Replce the pawl as is to start , just make sure it does`nt stik out enuff to catch the cyl & the nose fits the ratchets. look at the existing 1 .
 

Jimbo357mag

Hawkeye
Joined
Feb 22, 2007
Messages
10,350
Location
So. Florida
I had to dress the ratchet on a new SP-101 because of a slight binding issue. When I looked closely there were two flats that were not at exactly the right angle. A small flat file did the trick in my case. Also make sure there is nothing behind the extractor like carbon build up or a powder particle.

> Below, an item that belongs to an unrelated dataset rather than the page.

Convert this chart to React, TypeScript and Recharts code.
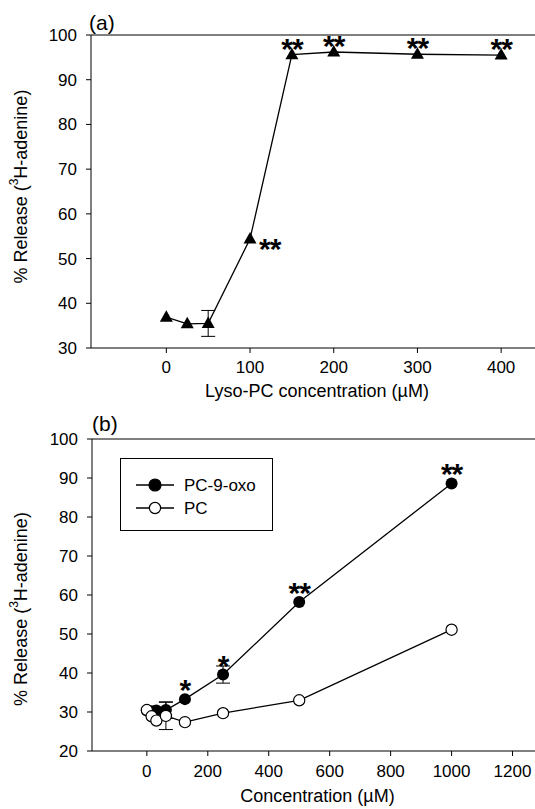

You can replace the pawl cheaply and pretty easily and save a trip to Ruger maybe. :D
 

71firebird400

Bearcat
Joined
Jan 21, 2013
Messages
14
I've checked over the ratchet and don't see anything; additionally I cleaned the gun as well as I could and still the binding persists. The new pawl is on it's way, so hopefully I can screw around with it and see if I can make something happen. I have fit hammers/triggers to my S&W's and even stretched a hand on a Python once so this won't be the first time I attempt something I probably shouldn't. Are there any manuals/instructions on how to properly fit a pawl to the Ruger action?
 

Jimbo357mag

Hawkeye
Joined
Feb 22, 2007
Messages
10,350
Location
So. Florida
I am not a gunsmith and maybe one will come along and give you some other advise but I know you can file the tooth shorter on the pawl if the cylinder rotation starts before the latch drops out (jams) and that it needs to be lengthened if it doesn't turn the cylinder all the way to where the latch engages the cylinder notch (lock-up). Filing and shortening the tooth on the pawl is easy but to lengthen one you have to use a hammer and punch on the shaft, not so easy. Let's hope you get one 'just right' or a little long.

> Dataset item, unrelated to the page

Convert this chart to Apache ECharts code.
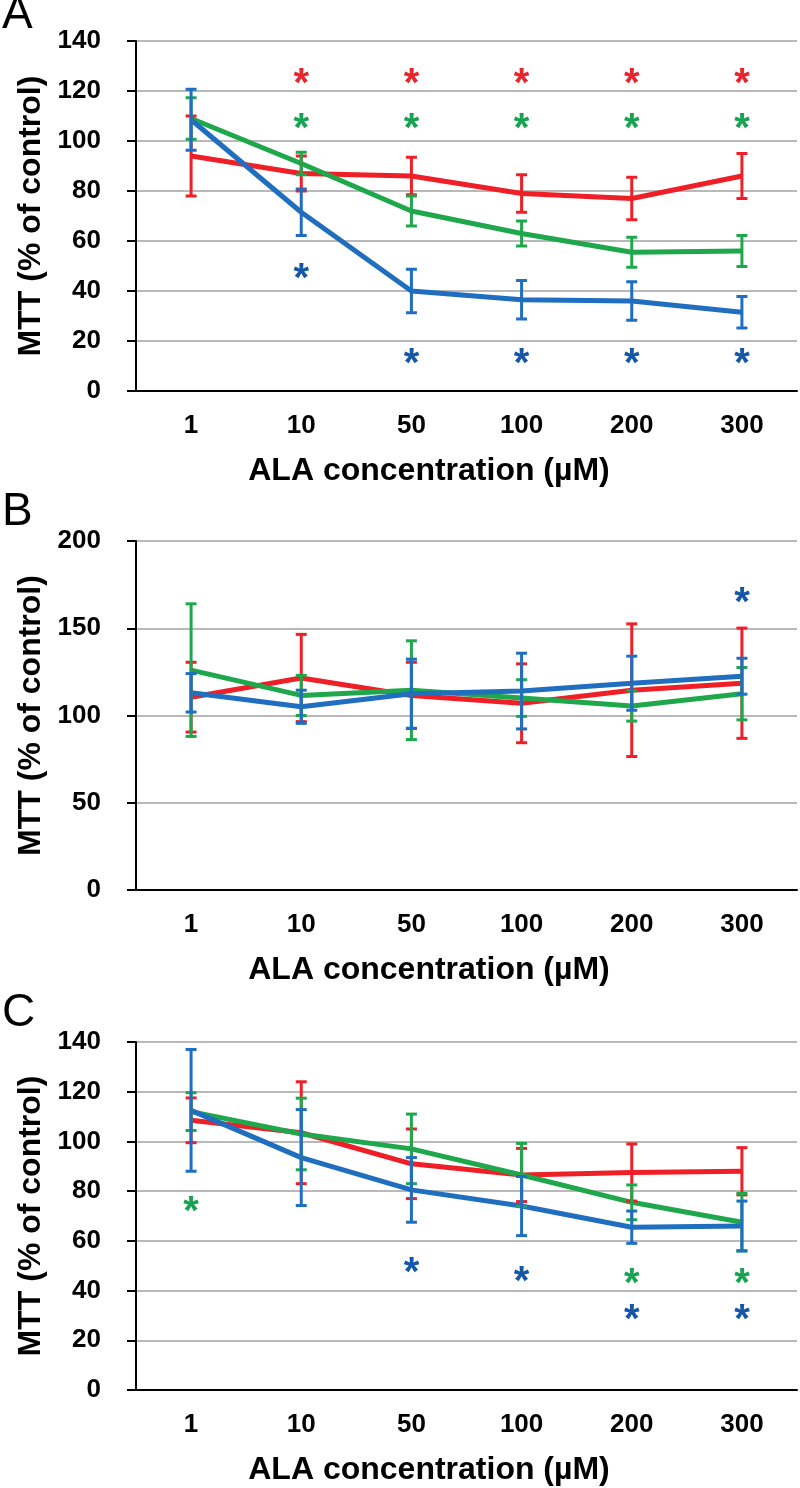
<!DOCTYPE html>
<html>
<head>
<meta charset="utf-8">
<script src="https://cdn.jsdelivr.net/npm/echarts@6/dist/echarts.min.js"></script>
<style>
html,body{margin:0;padding:0;background:#fff;}
#chart{width:800px;height:1488px;}
</style>
</head>
<body>
<div id="chart"></div>
<script>
// ---------- data ----------
const categories = ['1', '10', '50', '100', '200', '300'];

// Panel A
const A_red = [94, 87, 86, 79, 77, 86];
const A_redErr = [16, 7, 7.5, 7.5, 8.5, 9];
const A_green = [109, 91, 72, 63, 55.5, 56];
const A_greenErr = [8.3, 4.5, 6, 5, 6, 6.2];
const A_blue = [108.5, 71.5, 40, 36.5, 36, 31.5];
const A_blueErr = [12.2, 9.3, 8.7, 7.7, 7.7, 6.3];
const A_redStars = [[1, 127], [2, 127], [3, 127], [4, 127], [5, 127]];
const A_greenStars = [[1, 109], [2, 109], [3, 109], [4, 109], [5, 109]];
const A_blueStars = [[1, 49], [2, 15], [3, 15], [4, 15], [5, 15]];

// Panel B
const B_red = [110.5, 121.5, 111.5, 107, 114.5, 118.5];
const B_redErr = [20, 25, 19, 22.6, 38, 31.6];
const B_green = [126, 111.5, 114.5, 110, 105.5, 112.5];
const B_greenErr = [38, 11.5, 28.3, 10.5, 8.7, 15];
const B_blue = [113, 105, 112.5, 114, 118.5, 122.5];
const B_blueErr = [11, 9.5, 19.8, 21.7, 15.5, 10.3];
const B_redStars = [];
const B_greenStars = [];
const B_blueStars = [[5, 170.5]];

// Panel C
const C_red = [108.5, 103.5, 91, 86.5, 87.5, 88];
const C_redErr = [9, 20.5, 14, 10.7, 11.5, 9.5];
const C_green = [112, 103, 97, 86.5, 75.5, 67.5];
const C_greenErr = [7.6, 14.4, 14, 12.7, 7, 11.6];
const C_blue = [112.5, 93.5, 80.5, 74, 65.5, 66];
const C_blueErr = [24.5, 19.3, 13, 11.9, 6.5, 10];
const C_redStars = [];
const C_greenStars = [[0, 75.5], [4, 46.5], [5, 46.5]];
const C_blueStars = [[2, 51], [3, 47.5], [4, 32], [5, 32]];

// y-axis tick settings
const A_yMax = 140, A_yStep = 20;
const B_yMax = 200, B_yStep = 50;
const C_yMax = 140, C_yStep = 20;

const xTitle = 'ALA concentration (µM)';
const yTitle = 'MTT (% of control)';
const panelLetters = ['A', 'B', 'C'];

// ---------- style ----------
const RED = '#ee1f26', GREEN = '#1fa84b', BLUE = '#1f6ec0';
const STAR_RED = '#e8242c', STAR_GREEN = '#18a352', STAR_BLUE = '#1656a6';
const FONT = 'Liberation Sans, Arial, sans-serif';

const panels = [
  { top: 41, height: 350, yMax: A_yMax, yStep: A_yStep,
    groups: [[A_red, A_redErr, RED], [A_green, A_greenErr, GREEN], [A_blue, A_blueErr, BLUE]],
    stars: [[A_redStars, STAR_RED], [A_greenStars, STAR_GREEN], [A_blueStars, STAR_BLUE]] },
  { top: 541, height: 349, yMax: B_yMax, yStep: B_yStep,
    groups: [[B_red, B_redErr, RED], [B_green, B_greenErr, GREEN], [B_blue, B_blueErr, BLUE]],
    stars: [[B_redStars, STAR_RED], [B_greenStars, STAR_GREEN], [B_blueStars, STAR_BLUE]] },
  { top: 1042, height: 348, yMax: C_yMax, yStep: C_yStep,
    groups: [[C_red, C_redErr, RED], [C_green, C_greenErr, GREEN], [C_blue, C_blueErr, BLUE]],
    stars: [[C_redStars, STAR_RED], [C_greenStars, STAR_GREEN], [C_blueStars, STAR_BLUE]] }
];

const grid = [], xAxis = [], yAxis = [], series = [], graphics = [];
const letterBaselines = [38, 535, 1036];

panels.forEach((p, k) => {
  grid.push({ left: 136, top: p.top, width: 661, height: p.height });
  xAxis.push({
    type: 'category', gridIndex: k, data: categories, boundaryGap: true,
    axisLine: { lineStyle: { color: '#000', width: 2 } },
    axisTick: { alignWithLabel: true, length: 7, lineStyle: { color: '#000', width: 2 } },
    axisLabel: { color: '#000', fontFamily: FONT, fontWeight: 'bold', fontSize: 26, margin: 22 },
    splitLine: { show: false }
  });
  yAxis.push({
    type: 'value', gridIndex: k, min: 0, max: p.yMax, interval: p.yStep,
    name: yTitle, nameLocation: 'middle', nameGap: 84, nameRotate: 90,
    nameTextStyle: { color: '#000', fontFamily: FONT, fontWeight: 'bold', fontSize: 32 },
    axisLine: { show: true, lineStyle: { color: '#000', width: 2 } },
    axisTick: { show: true, length: 9, lineStyle: { color: '#000', width: 2 } },
    axisLabel: { color: '#000', fontFamily: FONT, fontWeight: 'bold', fontSize: 26, margin: 35 },
    splitLine: { show: true, lineStyle: { color: '#b9b9b9', width: 2 } }
  });
  // lines
  p.groups.forEach(g => {
    series.push({
      type: 'line', xAxisIndex: k, yAxisIndex: k, data: g[0],
      symbol: 'none', lineStyle: { color: g[2], width: 5 }, z: 3, animation: false
    });
  });
  // error bars
  p.groups.forEach(g => {
    series.push({
      type: 'custom', xAxisIndex: k, yAxisIndex: k, z: 4, animation: false,
      data: g[0].map((m, i) => [i, m, g[1][i]]),
      encode: { x: 0, y: 1 },
      renderItem: function (params, api) {
        const i = api.value(0), m = api.value(1), e = api.value(2);
        const t = api.coord([i, m + e]);
        const b = api.coord([i, m - e]);
        const w = 5.5;
        const st = { stroke: g[2], lineWidth: 3 };
        return { type: 'group', children: [
          { type: 'line', shape: { x1: t[0], y1: t[1], x2: b[0], y2: b[1] }, style: st },
          { type: 'line', shape: { x1: t[0] - w, y1: t[1], x2: t[0] + w, y2: t[1] }, style: st },
          { type: 'line', shape: { x1: b[0] - w, y1: b[1], x2: b[0] + w, y2: b[1] }, style: st }
        ] };
      }
    });
  });
  // significance asterisks
  p.stars.forEach(s => {
    if (!s[0].length) return;
    series.push({
      type: 'custom', xAxisIndex: k, yAxisIndex: k, z: 5, animation: false,
      data: s[0], encode: { x: 0, y: 1 },
      renderItem: function (params, api) {
        const c = api.coord([api.value(0), api.value(1)]);
        return { type: 'text', x: c[0], y: c[1] + 11, style: {
          text: '*', fill: s[1], font: 'bold 40px ' + FONT,
          textAlign: 'center', textVerticalAlign: 'middle' } };
      }
    });
  });
  // x-axis title and panel letter
  graphics.push({ type: 'text', x: 429, y: p.top + p.height + 80, style: {
    text: xTitle, fill: '#000', font: 'bold 32px ' + FONT, textAlign: 'center', textVerticalAlign: 'middle' } });
  graphics.push({ type: 'text', x: 2, y: letterBaselines[k], style: {
    text: panelLetters[k], fill: '#000', font: '46px ' + FONT, textAlign: 'left', textVerticalAlign: 'bottom' } });
});

const chart = echarts.init(document.getElementById('chart'), null, { renderer: 'canvas' });
chart.setOption({
  backgroundColor: '#fff',
  animation: false,
  grid: grid, xAxis: xAxis, yAxis: yAxis, series: series,
  graphic: { elements: graphics }
});
</script>
</body>
</html>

btw As stated before the pawl works all six teeth on the ratchet the same. Look carefully and see if the pawl is pushing on the ratchet, trying to turn the cylinder, before the latch drops out of the cylinder.

Is this a new gun or used and new to you or has this problem developed over time. I suspect maybe somebody already replaced the pawl and it is slightly long on those two ratchet teeth and might require only a little filing on the pawl tooth or ratchet teeth.
 

Precision32

Blackhawk
Joined
Jan 11, 2011
Messages
629
Location
Ocala, FL
Does the gun bind up at the start of the double action cycle or the end?

As pointed out in an earlier response, if 4 out of 6 are working proper, the pads on the ratchet giving you the problem are the point you want to adjust
 

71firebird400

Bearcat
Joined
Jan 21, 2013
Messages
14
Forgive my brevity, I am typing this from my phone. The double action has its bind towards the end of the stroke, just before the cylinder locks into place. This problem has always existed but gotten worse over time. Half the reason I ordered the new pawl is so that I can monkey around with the new one and know that, worst case scenario, I can throw the old one back in and still have a 'working' gun. I am very hesitant to do anything to the cylinder ratchet as I'm sure its a big job to replace one of those if I ruin it.
 

Precision32

Blackhawk
Joined
Jan 11, 2011
Messages
629
Location
Ocala, FL
I'd tear the firearm down and inspect the trigger and hammer.

I would think that if it were the hand, the jam would occur after the cylinder locks in place. With the cylinder stop still down, what would jam the action? The hand should continue pushing the ratchet around the cylinder pin as the cylinder is still free to move. On the other hand, ( no pun intended) the trigger is just getting to the end of it's travel to release and drop the hammer.
 

Precision32

Blackhawk
Joined
Jan 11, 2011
Messages
629
Location
Ocala, FL
Had some more thoughts on this. Check the barrel/cylinder gap. The hand could be pushing it far enough forward that it could be rubbing these together causing your drag..
 

71firebird400

Bearcat
Joined
Jan 21, 2013
Messages
14
Precision32- Checked the barrel/cylinder gap; cylinder rotates perfectly in the frame.

I ended up sending the gun to Ruger last Thursday; it arrived to them on Friday. I got an email yesterday (Wednesday) that it was on it's way back to me; at no charge. Wow! Ruger customer service is unbelievable.